The Scoop
Google has found a cheaper way to run AI models, one of the tricks up its sleeve that could give it a long-term edge in the high-stakes race between the largest tech companies, DeepMind co-founder Demis Hassabis said in an interview with Semafor.
For years, the compute power used in generative artificial intelligence was concentrated in the “pre-training” phase, when a raw AI model is initially created. But as models have evolved, the demands of running them — known as inference — have grown.
If an AI model were a brain, inference would be akin to thinking. And it turns out thinking longer can drastically increase a model’s capabilities. That means the compute power available to AI companies today isn’t sufficient to extract the full value of the technology.
Hassabis said new processors — known as “light chips” — are in the works that could make it more cost-effective to run the models.
“Sometimes you have the ‘victim of your own success’ problem,” Hassabis said. “If you build a very performant model, like [Google’s Gemini] 2.0 Flash, everyone wants it, which is great. But then suddenly, you only have a set amount of chips. You need more for serving.”
He said the new Google chips are based on the same architecture as the company’s Tensor Processing Units, a custom-designed AI chip that the company has been working on for around a decade.
In this article:
Step Back
Hassabis’ comments come as the processing power of AI chips is front and center in both Silicon Valley and Washington. On Wednesday, President Donald Trump announced a $500 billion financial commitment from OpenAI, Oracle, and SoftBank to create a joint venture called Stargate to build AI compute clusters in Texas.
Amazon spent $75 billion last year on similar efforts and plans to dole out even more next year. Microsoft said it plans to spend $80 billion this year alone.
Hassabis said Google’s approach is unique in that it is building every component of the AI technology stack on its own. “We’re probably the only company that goes from the bare metal, the chips to the data centers,” he said. “There’s a feedback loop between knowing where the algorithms are going, and then what chips you would design.”
Google has also been using AI models, a project known as Alpha Chip created by DeepMind, to design its processors.
Know More
Hassabis is both a scientist — he won the Nobel Prize last year for his work in AI — and a competitive entrepreneur who relishes the race.
The surprising runaway success of ChatGPT in 2022 reoriented the industry around generative AI. Google’s efforts, which resembled university research labs and were spread out in different divisions, were brought under one roof with Hassabis at the helm.
The goal is to create AI that can reason as well as a human, or what some people call “Artificial General Intelligence,” or AGI. But unlike some of his competitors, Hassabis believes the finish line is years down the road, giving the company time to make long-term decisions that will pay dividends later.

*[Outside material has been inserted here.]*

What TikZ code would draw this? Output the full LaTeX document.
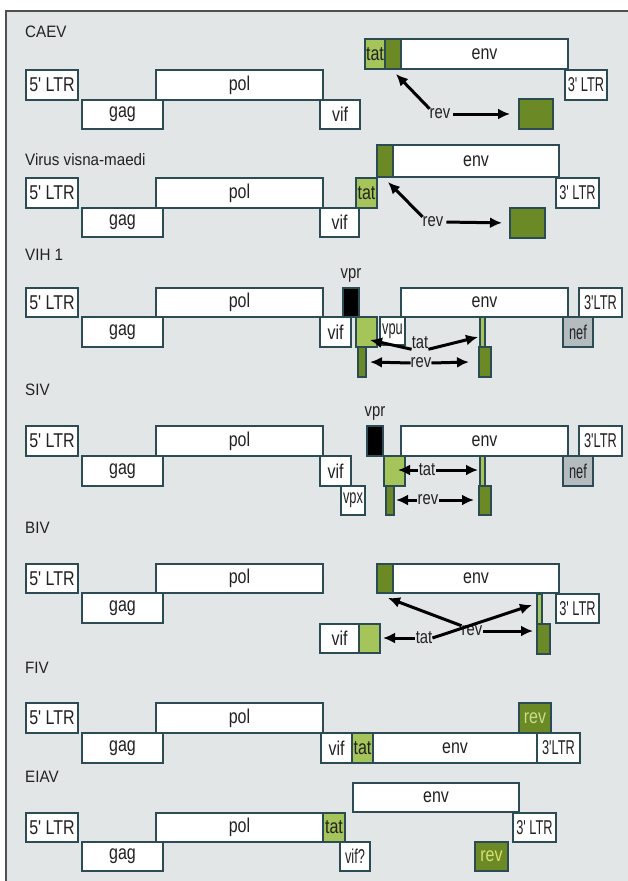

For instance, when Google set out to compete with ChatGPT, Hassabis’ team chose to take the more difficult approach of building a “natively multimodal” AI model called Gemini, which was not just trained on text.
“We always felt [multimodal] was a key part of the model understanding the world,” he said. “Because ultimately we want a world model, not just a language model.”
DeepMind has also prioritized research into how to make AI models better “remember,” so that they can take on longer and more complex tasks. The company has increased the so-called “context window” to 1 million tokens, or fragments of a word.
“That’s the sort of equivalent to working memory for us, just a ginormous one,” he said. “But I think we probably also need a type of episodic memory.”
DeepMind’s prioritizing of context windows and research into memory could pay off down the road, as available compute increases and costs go down.
For now, the expenses of the most advanced AI techniques can be staggering. For instance, OpenAI’s most advanced model, called o3, recently achieved an impressive score on a benchmark consisting of a series of puzzles meant to be relatively easy for humans and impossible for AI. The catch? Answering 400 puzzle questions cost over $1 million in the most advanced version of o3.
Reed’s view
If Hassabis turns out to be right, and the AI race is actually a much longer term game than some people in the industry believe, Google DeepMind is in a better position than it sometimes appears.
Before we get to AGI, there may be a long-ish period where AI models begin to reason well enough to be incredibly useful.
If Hassabis and others at DeepMind are right about a multimodal approach leading to better reasoning and a “world model,” Gemini could ultimately evolve into robotics.
But multimodality and long context windows mean more compute power. The efficiencies that come from custom silicon optimized to work with Google’s own software would help the company scale that compute, allowing it to deploy its AI products to billions of people.
Those hypothetical products would also be a great source of training data for better AI models, creating a virtuous loop.
If you want to get a taste of just how bottlenecked AI is by current compute limitations, try building a basic software program using a model like Claude 3.5 Sonnet. You’ll more than likely hit token limitations and get very frustrated.
You’ll also get a sense of how AI with practically unlimited tokens and long context would be exponentially more powerful.